Haben Sie auch Schwierigkeiten, Entscheidungen zu treffen und gibt es Dinge, die sie nervös machen?
Abgesehen von einem Fotoshooting im Paternoster im Haus der Industrie? (lacht) Natürlich. Aber ich denke, ein bisschen Nervosität ist gesund. So eine gesunde Nervosität verspüre ich, wenn ich an die nächsten Schritte denke, ich muss mich auch erst zurecht finden in meiner neuen Funktion. Aber mit Entscheidungen habe ich auch kein Problem.
Warum haben Sie entschieden, sich der Jungen Industrie anzuschließen?
Ich bin, seit ich 19 bin, bei der Jungen Industrie – das Interesse habe ich schon immer, wahrscheinlich kommt das aber auch durch meinen familiären Background. (Anm.: Familienunternehmen wüster-strom, Ybbs) Wenn man schon als junger Mensch sieht, welche Herausforderungen das bringt und welche Aufgaben das sind, ist das prägend und da kann man sich schon für Industrie begeistern. Eine Turbine – egal ob Wasser oder Flugzeug – fasziniert mich einfach. Auch heute, wenn ich bei meinem aktuellen Job bei der AUA vor einem Triebwerk stehe, begeistert mich das nach wie vor. Industrie ist einfach so viel mehr als rauchende Schlote und das verstärkt aufzuzeigen, war mir immer schon ein Anliegen.
Keine rauchenden Schlote und gediegene Herren in den Chefsesseln?
Nein, das Bild stimmt so nicht. Die junge Industrie ist jünger. Wir haben viele Frauen als Mitglieder. Und das Industriebild hat sich auch sehr geändert.

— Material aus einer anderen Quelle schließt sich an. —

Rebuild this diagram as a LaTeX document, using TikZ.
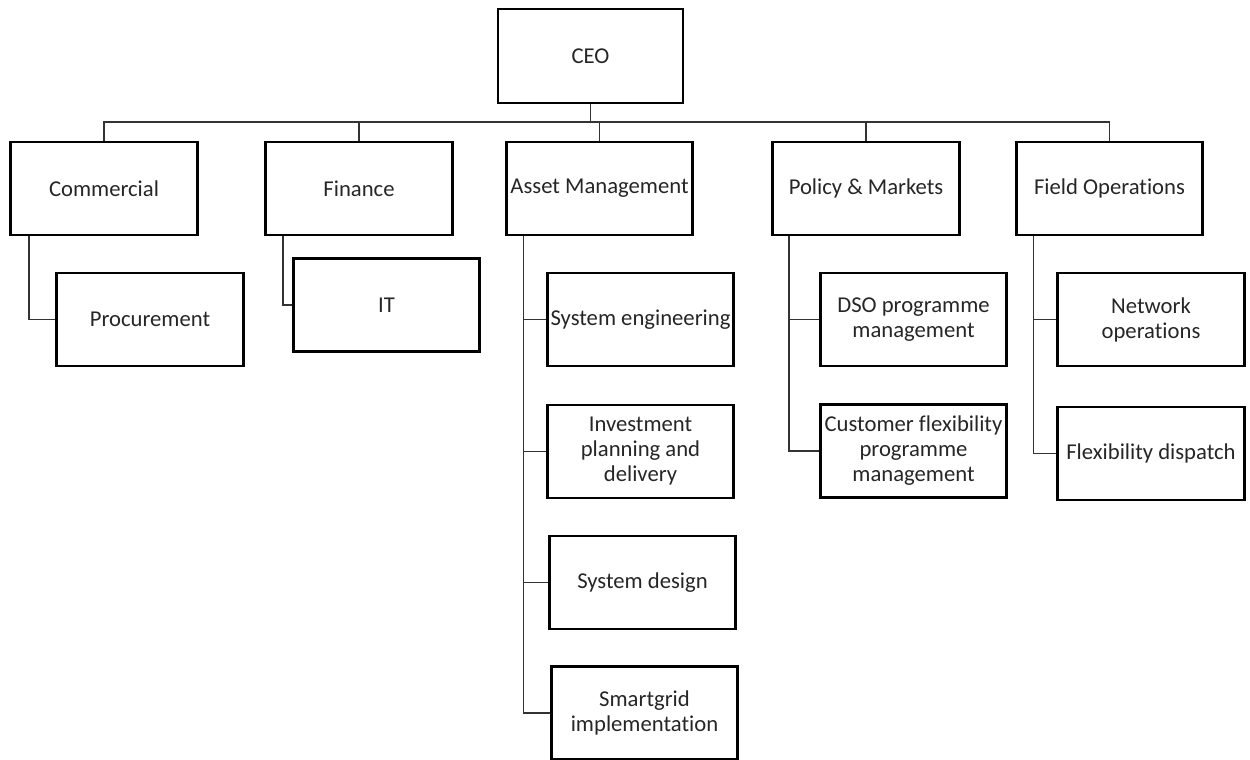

Es ist keine verstaubte Industrie, sondern eine, die innovativ ist, und Neuerungen vorantreibt, wie beispielsweise die Digitalisierung. Wir beschäftigen uns auch damit, wie die Lehrberufe der Zukunft aussehen können. Bei uns sind auch Start-ups und Jungunternehmer – wir sind keine Perlohrring besetzte und Dreireiher tragenden Töchter und Söhne von Großindustriellen, wie manche vielleicht denken.
Welche Ziele haben Sie sich als Vorsitzende gesetzt?
Tatsächlich können wir politisch noch aktiver werden – nicht parteipolitisch, sondern so, dass die Junge Industrie gehört wird und wir uns stärker einbringen können. Es gibt viele Themen, die junge Führungskräfte betreffen, und ich bin gerne bereit, diese nach außen zu tragen.
Zur Person
Veronika Wüster wurde 1985 in St. Pölten geboren. Aufgewachsen ist sie in Ybbs (Bezirk Melk). Während ihrer Schulzeit im Stiftsgymnasium Melk und ihrem Studium hat sie als Redakteurin bei Zeitungen und Zeitschriften gearbeitet. Veronika Wüster studierte Internationale Entwicklung an der Universität Wien mit einem Auslandsjahr in Paris. Sie hat den Master of Advanced International Studies an der Diplomatischen Akademie gemacht. Seit 2013 arbeitet sie bei Austrian Airlines.